07 setembro, 2023

A CLAREIRA

Recordar a festa de aniversário dos 7 anos, estar na cama a ler aos 12,  uma manhã de praia aos 15 e a primeira aula como professor, faz tudo parte da memória episódica. O que vai emergindo na minha consciência são acções ocorridas no espaço e que por isso não podem coincidir na minha tela mental. Não consigo estar ao mesmo tempo a pensar na festa de aniversário e na primeira aula, a invocação de uma implica o apagamento da outra. Paul Klee, filho de um professor de música, casado com uma pianista, tocando violino uma hora por dia durante anos, estava tão ligado à música que hesitou entre esta e a pintura.

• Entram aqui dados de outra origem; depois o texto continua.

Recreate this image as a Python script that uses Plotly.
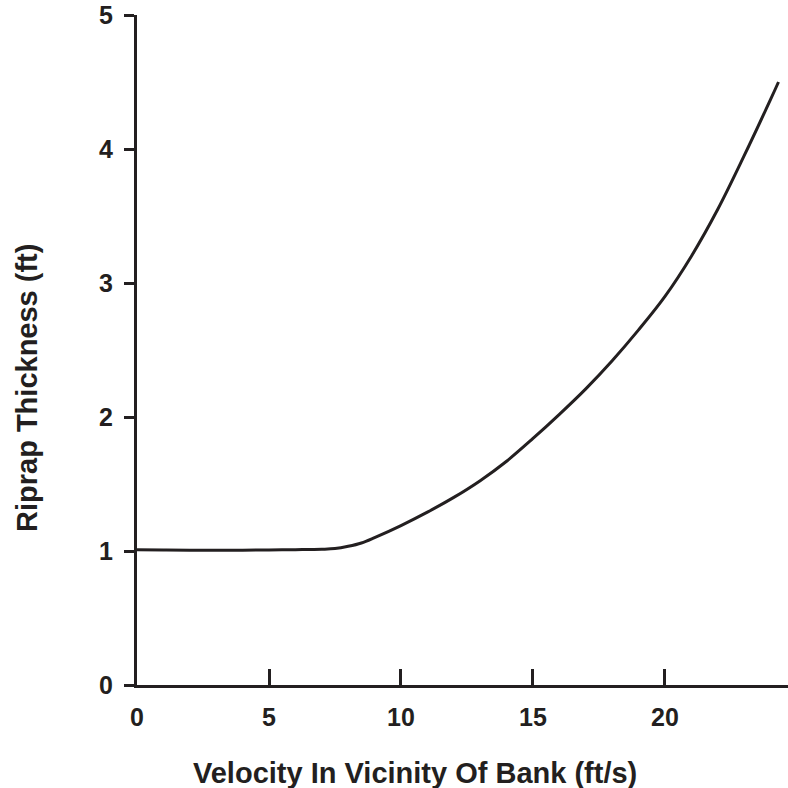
import plotly.graph_objects as go

velocity = [0, 1, 2, 3, 4, 5, 6, 7, 7.5, 8, 8.5, 9, 10, 11, 12, 13, 14, 15, 16, 17, 18, 19, 20, 21, 22, 23, 24, 24.3]
thickness = [1.01, 1.007, 1.005, 1.005, 1.006, 1.008, 1.01, 1.013, 1.018, 1.035, 1.06, 1.1, 1.19, 1.29, 1.40, 1.525, 1.67, 1.84, 2.02, 2.21, 2.42, 2.65, 2.9, 3.2, 3.55, 3.95, 4.37, 4.5]

x_ticks = [0, 5, 10, 15, 20]
y_ticks = [0, 1, 2, 3, 4, 5]
x_title = "Velocity In Vicinity Of Bank (ft/s)"
y_title = "Riprap Thickness (ft)"

ink = "#231f20"
tick_font = dict(family="Liberation Sans, Arial, sans-serif", size=25, color=ink)
title_font = dict(family="Liberation Sans, Arial, sans-serif", size=29, color=ink)

fig = go.Figure()
fig.add_trace(go.Scatter(
    x=velocity, y=thickness, mode="lines",
    line=dict(color=ink, width=3, shape="spline", smoothing=1.0),
    hoverinfo="skip", showlegend=False,
))

fig.update_layout(
    width=788, height=788,
    margin=dict(l=137, r=0, t=15, b=103),
    paper_bgcolor="white", plot_bgcolor="white",
    font=tick_font,
    xaxis=dict(
        range=[0, 24.66], tickvals=x_ticks, ticktext=[f"<b>{v}</b>" for v in x_ticks],
        ticks="inside", ticklen=16, tickwidth=3, tickcolor=ink, tickfont=tick_font,
        showline=True, linewidth=3, linecolor=ink, showgrid=False, zeroline=False,
        ticklabelstandoff=8,
    ),
    yaxis=dict(
        range=[0, 5], tickvals=y_ticks, ticktext=[f"<b>{v}</b>" for v in y_ticks],
        ticks="outside", ticklen=10, tickwidth=3, tickcolor=ink, tickfont=tick_font,
        showline=True, linewidth=3, linecolor=ink, showgrid=False, zeroline=False,
        ticklabelstandoff=6, ticklabeloverflow="allow",
    ),
    annotations=[
        dict(text=f"<b>{x_title}</b>", xref="paper", yref="paper",
             x=(415 - 137) / 651, y=-(773 - 685) / 670, showarrow=False,
             xanchor="center", yanchor="middle", font=title_font),
        dict(text=f"<b>{y_title}</b>", xref="paper", yref="paper",
             x=-(137 - 27) / 651, y=(685 - 388) / 670, showarrow=False,
             xanchor="center", yanchor="middle", textangle=-90, font=title_font),
    ],
)

fig.write_html("out.html", config={"displayModeBar": False},
               post_script="document.body.style.margin='0';")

Esta passagem do seu diário ajuda a entender a sua escolha: «A pintura polifónica é superior à música porque o temporal é aí mais espacial. A noção de simultaneidade revela-se aí ainda mais rica». Faz sentido. A música é um entrelaçamento de sons e silêncio dispostos num tempo sem espaço, enquanto a pintura é um entrelaçamento de formas e cores dispostas temporalmente no espaço. Daí que na música cada som morra ao ser substituído por outro, uma sonata se reduza a nada logo que deixa de ser tocada. O tempo na música sofre, pois, como sugere Klee, de um problema de espaço. O que já não acontece com a pintura, seja mais figurativa ou mais abstracta, ao reduzir a multiplicidade da consciência temporal a uma simples imagem. Dá-se, assim, um fenómeno curioso: o que acontece na nossa tela mental onde se projecta a memória episódica através de pequenos clarões que se acendem e apagam, está mais próximo da música (ou mesmo do literário fluxo de consciência), onde não há telas, apenas sons que também se acendem e apagam, do que na tela física da pintura, onde o espaço e o tempo se entrelaçam, podendo-se assim assistir, em simultâneo, a diferentes memórias. Já não como clarões, antes sólidas imagens reveladas na clareira de um bosque cerrado, para se prenderem tão firmemente aos nossos olhos como a duas mãos.